Arınç ÜNAL arinc.unal at arinc9.com
Wed Mar 15 02:31:16 PDT 2023


On 15.03.2023 01:34, Vladimir Oltean wrote:
> On Tue, Mar 14, 2023 at 11:59:40PM +0300, Arınç ÜNAL wrote:
>> Look, I don't ask for renaming just for the sake of renaming things. I see a
>> benefit which would make things clearer.
>>
>> If you rather mean to, know the driver very well, by saying do 100 useful
>> commits on the driver beforehand, that makes sense. But I think I'm capable
>> of managing this. I've got the time and energy.
> 
> I'm absolutely sure that you're capable of renaming mt7530 to mt753x,
> that's outside the question. That change can be made without even paying
> too much attention to the code, which is exactly the problem. If the
> proposal is to touch mt7530_read(), mt7530_write(), mt7530_rmw()
> (which it seems to be), then that's pretty much the entire driver.
> 
> Sorry for being skeptical by default, but generally such refactoring is
> done by people who have the commitment to stay around when shit hits the
> fan. Think of it as minimizing the time wasted by others due to that
> refactoring. That could be time spent by reviewers looking at the code
> being changed while trying to identify latent bugs; could be time spent
> by someone who fixes a bug that doesn't backport all the way to stable
> kernels because it conflicts with the refactoring.
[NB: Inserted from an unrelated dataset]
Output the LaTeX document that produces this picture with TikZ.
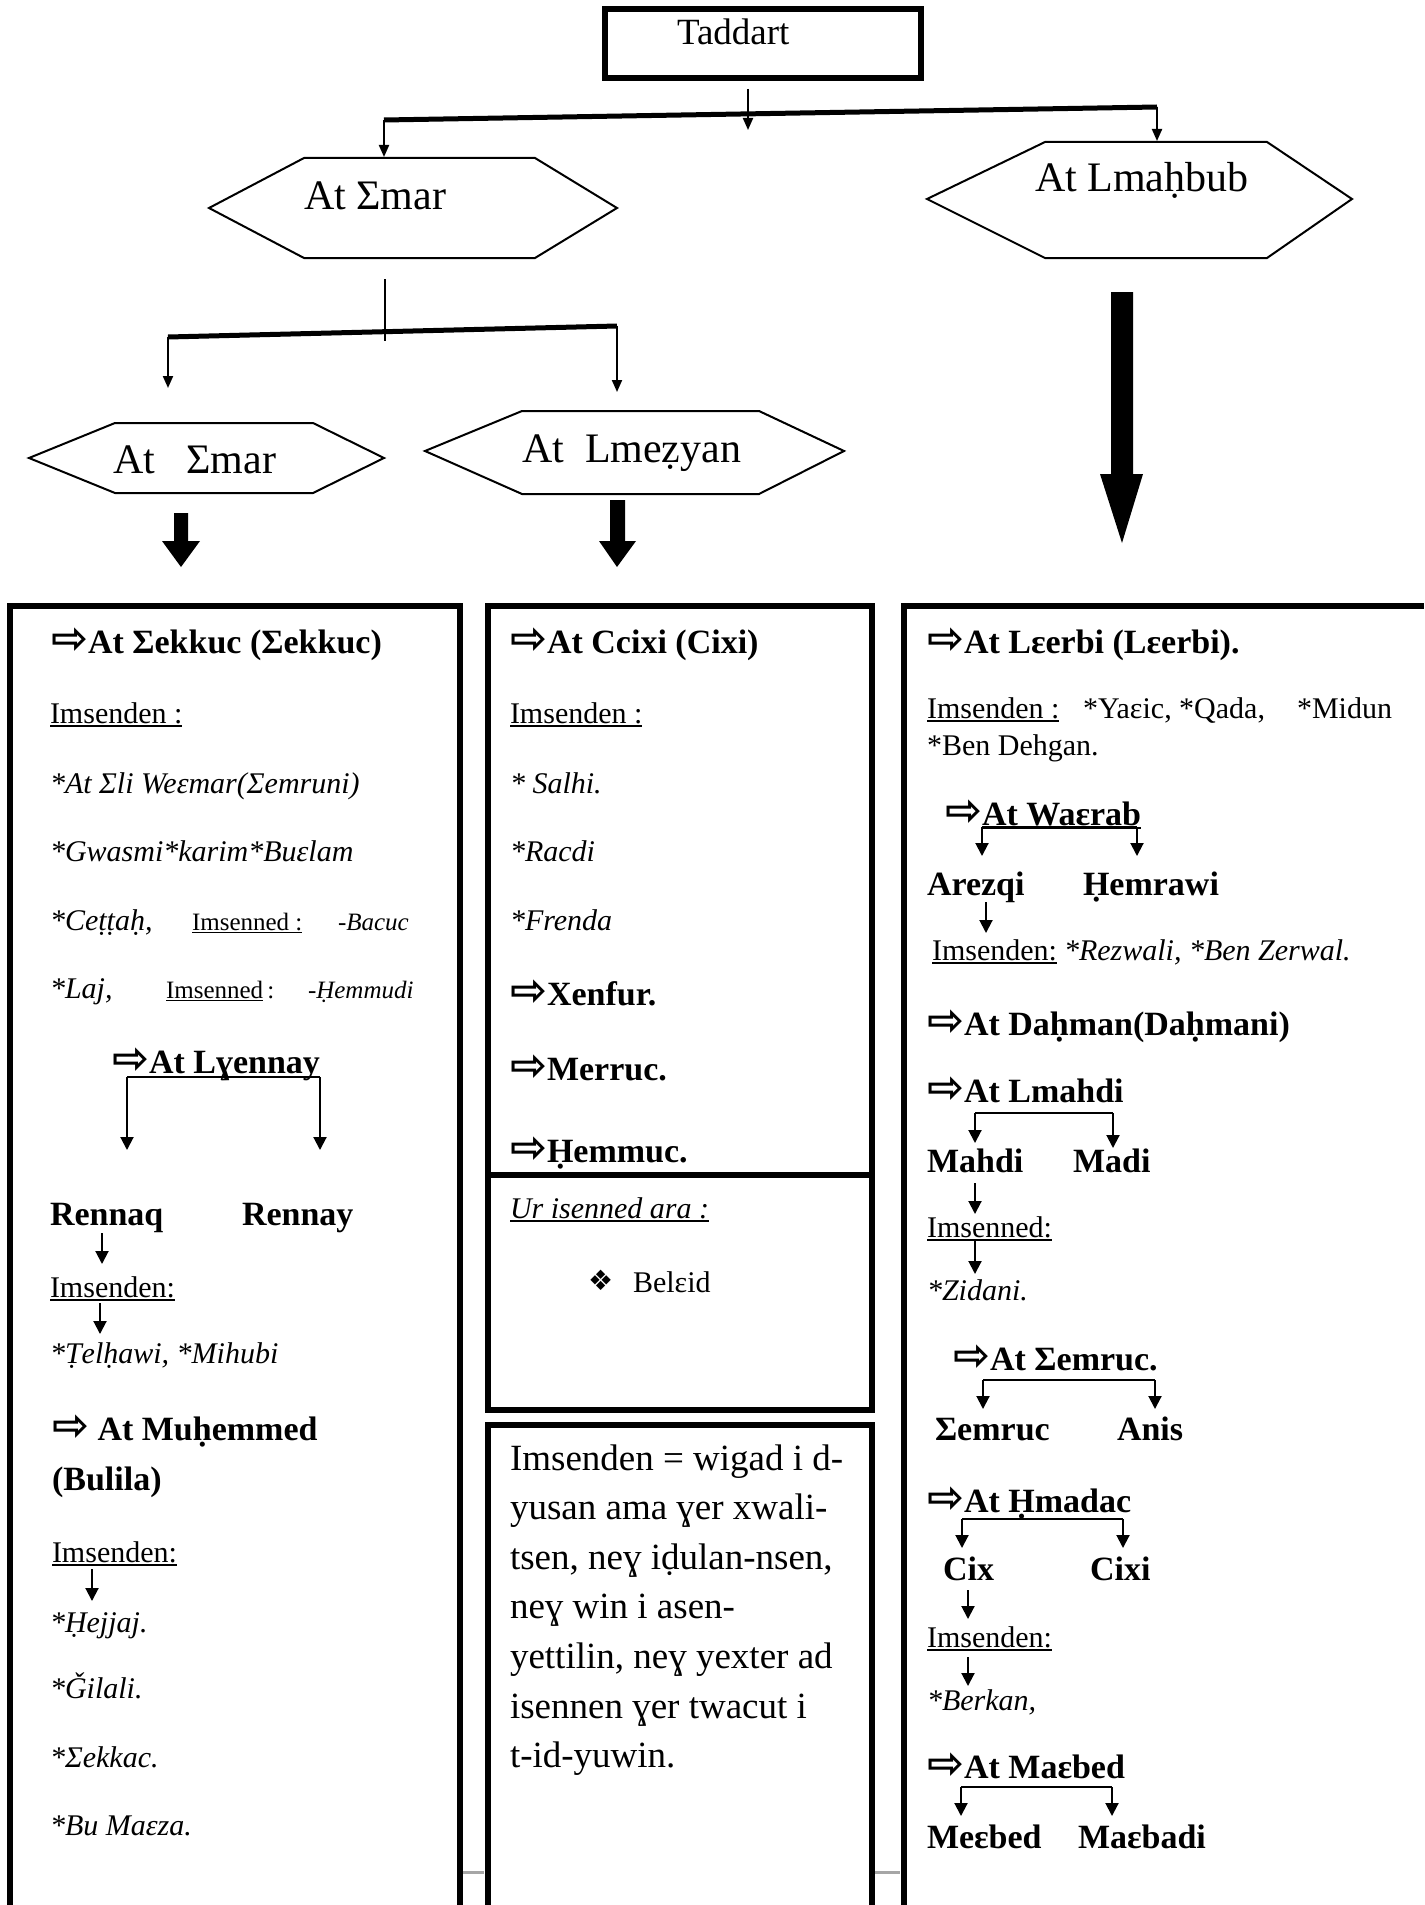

Ideally, after a
> large refactoring, you would be sufficiently active to find and fix bugs
> before others do, and have an eye for problematic code. Respectfully,
> you still need to prove all these things. It also helps a lot if you
> build a working relationship with the driver maintainers, or if you gain
> their trust and become a maintainer yourself. Otherwise, more work will
> just fall on the shoulders of fallback maintainers who don't have the
> hardware. If there is a self-sustaining development community and they
> take care of everything, I really have zero problems with large
> refactoring done even by newbies. But the mt7530 maintainers have gone
> pretty silent as of late, and I, as a fallback maintainer with no
> hardware, have had to send 2 bug fixes to the mt7530 and 1 to the
> mtk_eth_soc driver in the past month, to address the reports. Give me a
> reason not to refuse more potential work :)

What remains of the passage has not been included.